- **What is asked**
Scan the records below for the line with "Emit a component" and the line with "Chart.register(...registerables);", and retype that range exactly, both ends included, pictures excepted.

- **Extracted material**
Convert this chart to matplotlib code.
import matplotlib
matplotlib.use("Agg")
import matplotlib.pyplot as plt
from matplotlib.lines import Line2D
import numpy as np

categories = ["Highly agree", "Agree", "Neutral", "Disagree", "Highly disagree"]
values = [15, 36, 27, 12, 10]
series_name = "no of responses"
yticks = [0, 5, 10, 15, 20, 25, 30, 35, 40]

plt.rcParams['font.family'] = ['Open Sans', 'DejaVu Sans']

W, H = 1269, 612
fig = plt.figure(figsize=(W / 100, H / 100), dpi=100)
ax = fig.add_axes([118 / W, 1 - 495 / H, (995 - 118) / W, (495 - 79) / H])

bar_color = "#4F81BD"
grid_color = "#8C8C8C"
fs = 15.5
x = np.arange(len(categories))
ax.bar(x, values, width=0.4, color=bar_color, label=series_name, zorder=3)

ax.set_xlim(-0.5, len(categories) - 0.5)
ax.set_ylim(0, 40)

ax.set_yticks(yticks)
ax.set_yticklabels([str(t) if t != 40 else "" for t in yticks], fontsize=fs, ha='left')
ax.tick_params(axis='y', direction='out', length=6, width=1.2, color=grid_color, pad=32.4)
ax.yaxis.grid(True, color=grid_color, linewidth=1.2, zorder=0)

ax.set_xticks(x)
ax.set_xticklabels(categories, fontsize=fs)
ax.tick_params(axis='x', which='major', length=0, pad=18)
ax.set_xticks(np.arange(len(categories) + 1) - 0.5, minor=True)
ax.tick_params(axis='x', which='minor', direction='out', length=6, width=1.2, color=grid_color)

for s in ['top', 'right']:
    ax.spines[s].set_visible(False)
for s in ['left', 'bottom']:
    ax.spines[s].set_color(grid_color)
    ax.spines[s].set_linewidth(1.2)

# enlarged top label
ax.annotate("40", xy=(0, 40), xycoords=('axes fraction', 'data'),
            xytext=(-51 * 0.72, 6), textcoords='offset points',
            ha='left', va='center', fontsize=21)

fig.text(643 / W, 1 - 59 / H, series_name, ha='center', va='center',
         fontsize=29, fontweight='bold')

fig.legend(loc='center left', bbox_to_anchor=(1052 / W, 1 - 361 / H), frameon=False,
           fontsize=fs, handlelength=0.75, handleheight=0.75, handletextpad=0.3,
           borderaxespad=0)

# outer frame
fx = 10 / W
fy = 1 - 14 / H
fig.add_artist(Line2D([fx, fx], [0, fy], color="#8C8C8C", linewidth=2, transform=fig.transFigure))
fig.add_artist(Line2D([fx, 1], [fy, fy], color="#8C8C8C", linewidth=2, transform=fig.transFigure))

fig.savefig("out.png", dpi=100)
* * *
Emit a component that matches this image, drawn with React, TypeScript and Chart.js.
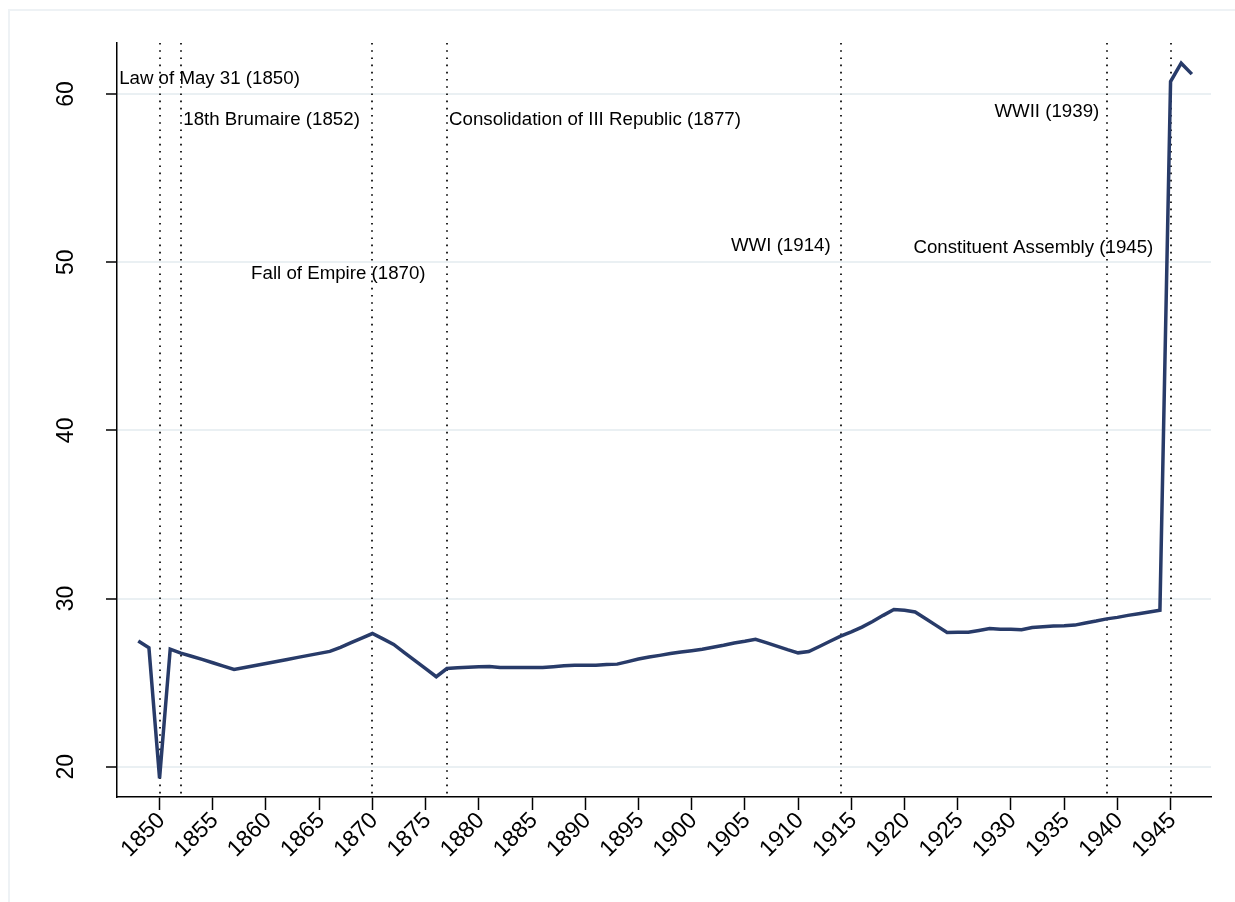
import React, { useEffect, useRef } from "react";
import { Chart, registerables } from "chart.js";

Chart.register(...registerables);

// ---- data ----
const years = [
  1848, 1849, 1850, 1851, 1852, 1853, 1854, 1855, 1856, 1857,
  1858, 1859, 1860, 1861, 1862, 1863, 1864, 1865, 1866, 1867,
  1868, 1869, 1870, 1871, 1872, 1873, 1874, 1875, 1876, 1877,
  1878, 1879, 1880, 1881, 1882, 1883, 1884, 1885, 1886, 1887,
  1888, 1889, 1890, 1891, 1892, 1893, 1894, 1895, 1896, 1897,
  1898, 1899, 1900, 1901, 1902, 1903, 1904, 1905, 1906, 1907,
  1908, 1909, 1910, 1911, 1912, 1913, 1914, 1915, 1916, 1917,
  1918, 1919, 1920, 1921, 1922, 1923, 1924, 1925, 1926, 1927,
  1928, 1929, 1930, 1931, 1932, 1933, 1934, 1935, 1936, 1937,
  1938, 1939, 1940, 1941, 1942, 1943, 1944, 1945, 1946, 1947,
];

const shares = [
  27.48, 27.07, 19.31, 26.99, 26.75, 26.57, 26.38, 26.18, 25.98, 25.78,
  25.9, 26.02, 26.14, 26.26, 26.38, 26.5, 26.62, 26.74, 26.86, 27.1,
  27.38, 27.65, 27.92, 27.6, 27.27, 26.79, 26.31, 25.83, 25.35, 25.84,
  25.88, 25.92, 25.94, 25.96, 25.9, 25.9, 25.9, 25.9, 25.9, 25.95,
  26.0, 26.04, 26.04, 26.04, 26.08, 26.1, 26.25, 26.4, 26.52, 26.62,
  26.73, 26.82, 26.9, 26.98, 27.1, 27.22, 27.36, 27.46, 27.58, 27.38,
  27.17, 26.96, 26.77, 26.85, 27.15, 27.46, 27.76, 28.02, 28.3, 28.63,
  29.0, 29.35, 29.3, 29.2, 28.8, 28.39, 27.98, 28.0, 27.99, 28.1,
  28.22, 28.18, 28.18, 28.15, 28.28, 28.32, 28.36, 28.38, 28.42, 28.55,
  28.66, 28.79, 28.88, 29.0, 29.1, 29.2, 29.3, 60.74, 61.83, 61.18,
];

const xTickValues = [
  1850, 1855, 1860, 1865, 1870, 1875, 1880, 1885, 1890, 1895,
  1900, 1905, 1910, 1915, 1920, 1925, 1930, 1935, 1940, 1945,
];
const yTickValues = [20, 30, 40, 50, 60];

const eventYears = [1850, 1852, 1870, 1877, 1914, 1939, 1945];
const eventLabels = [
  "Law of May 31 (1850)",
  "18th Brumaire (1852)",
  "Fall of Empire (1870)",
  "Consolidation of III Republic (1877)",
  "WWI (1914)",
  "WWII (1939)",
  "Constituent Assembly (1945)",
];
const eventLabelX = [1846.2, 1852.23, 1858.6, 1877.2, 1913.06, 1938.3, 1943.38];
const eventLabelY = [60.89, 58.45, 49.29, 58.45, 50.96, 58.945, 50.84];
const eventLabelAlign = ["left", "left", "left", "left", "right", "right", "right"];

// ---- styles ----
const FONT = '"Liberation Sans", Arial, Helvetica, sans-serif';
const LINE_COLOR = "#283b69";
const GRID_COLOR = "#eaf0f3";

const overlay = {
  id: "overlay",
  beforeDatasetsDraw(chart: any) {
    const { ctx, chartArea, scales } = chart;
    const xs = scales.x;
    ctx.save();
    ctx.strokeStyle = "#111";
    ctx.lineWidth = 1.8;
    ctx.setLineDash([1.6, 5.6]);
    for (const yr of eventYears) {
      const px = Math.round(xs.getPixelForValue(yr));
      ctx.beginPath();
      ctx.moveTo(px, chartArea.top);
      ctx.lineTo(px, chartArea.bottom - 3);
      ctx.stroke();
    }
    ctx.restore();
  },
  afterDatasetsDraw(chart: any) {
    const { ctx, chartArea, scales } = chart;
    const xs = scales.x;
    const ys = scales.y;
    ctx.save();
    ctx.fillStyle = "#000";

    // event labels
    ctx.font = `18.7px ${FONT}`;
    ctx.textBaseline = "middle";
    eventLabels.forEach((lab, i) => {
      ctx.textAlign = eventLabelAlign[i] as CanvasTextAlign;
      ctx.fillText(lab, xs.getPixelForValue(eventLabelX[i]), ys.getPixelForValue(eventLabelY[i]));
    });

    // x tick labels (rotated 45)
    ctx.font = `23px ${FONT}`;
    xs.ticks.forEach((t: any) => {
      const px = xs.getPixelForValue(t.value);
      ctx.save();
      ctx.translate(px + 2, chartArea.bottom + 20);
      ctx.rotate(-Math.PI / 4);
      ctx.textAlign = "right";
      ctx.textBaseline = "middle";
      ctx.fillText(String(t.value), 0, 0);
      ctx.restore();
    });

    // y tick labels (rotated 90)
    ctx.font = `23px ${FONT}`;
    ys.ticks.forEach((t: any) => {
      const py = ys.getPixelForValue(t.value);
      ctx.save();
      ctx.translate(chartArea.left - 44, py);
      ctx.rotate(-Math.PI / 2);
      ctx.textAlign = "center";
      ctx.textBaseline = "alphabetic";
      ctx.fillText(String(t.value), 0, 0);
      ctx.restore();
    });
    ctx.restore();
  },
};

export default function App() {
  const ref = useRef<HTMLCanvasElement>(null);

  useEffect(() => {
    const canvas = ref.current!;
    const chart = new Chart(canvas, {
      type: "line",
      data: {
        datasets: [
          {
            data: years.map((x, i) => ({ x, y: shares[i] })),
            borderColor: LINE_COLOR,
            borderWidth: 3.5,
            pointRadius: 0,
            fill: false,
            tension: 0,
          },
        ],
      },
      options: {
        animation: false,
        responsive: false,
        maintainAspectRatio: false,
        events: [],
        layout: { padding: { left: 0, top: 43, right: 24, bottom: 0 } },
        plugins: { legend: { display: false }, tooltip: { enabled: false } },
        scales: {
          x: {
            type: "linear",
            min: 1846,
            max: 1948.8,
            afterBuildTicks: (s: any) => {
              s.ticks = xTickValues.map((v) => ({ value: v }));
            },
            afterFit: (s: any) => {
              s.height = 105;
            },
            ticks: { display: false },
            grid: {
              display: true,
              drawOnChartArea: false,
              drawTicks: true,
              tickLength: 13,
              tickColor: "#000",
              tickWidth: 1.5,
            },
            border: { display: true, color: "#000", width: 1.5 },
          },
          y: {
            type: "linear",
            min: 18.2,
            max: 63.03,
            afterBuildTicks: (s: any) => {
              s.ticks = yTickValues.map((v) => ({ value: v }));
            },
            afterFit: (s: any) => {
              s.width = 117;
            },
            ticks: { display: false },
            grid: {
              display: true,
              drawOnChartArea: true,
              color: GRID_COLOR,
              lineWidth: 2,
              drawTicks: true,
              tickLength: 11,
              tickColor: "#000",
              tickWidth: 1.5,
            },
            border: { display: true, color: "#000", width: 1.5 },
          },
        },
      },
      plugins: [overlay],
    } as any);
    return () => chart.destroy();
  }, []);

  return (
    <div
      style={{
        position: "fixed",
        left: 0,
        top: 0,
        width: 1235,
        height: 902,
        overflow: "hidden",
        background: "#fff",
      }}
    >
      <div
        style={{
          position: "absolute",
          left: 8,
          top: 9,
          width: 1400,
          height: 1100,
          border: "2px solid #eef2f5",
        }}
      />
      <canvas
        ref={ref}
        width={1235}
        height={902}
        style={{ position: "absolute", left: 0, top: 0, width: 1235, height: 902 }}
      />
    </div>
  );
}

- **Exercise output**
Emit a component that matches this image, drawn with React, TypeScript and Chart.js.
import React, { useEffect, useRef } from "react";
import { Chart, registerables } from "chart.js";

Chart.register(...registerables);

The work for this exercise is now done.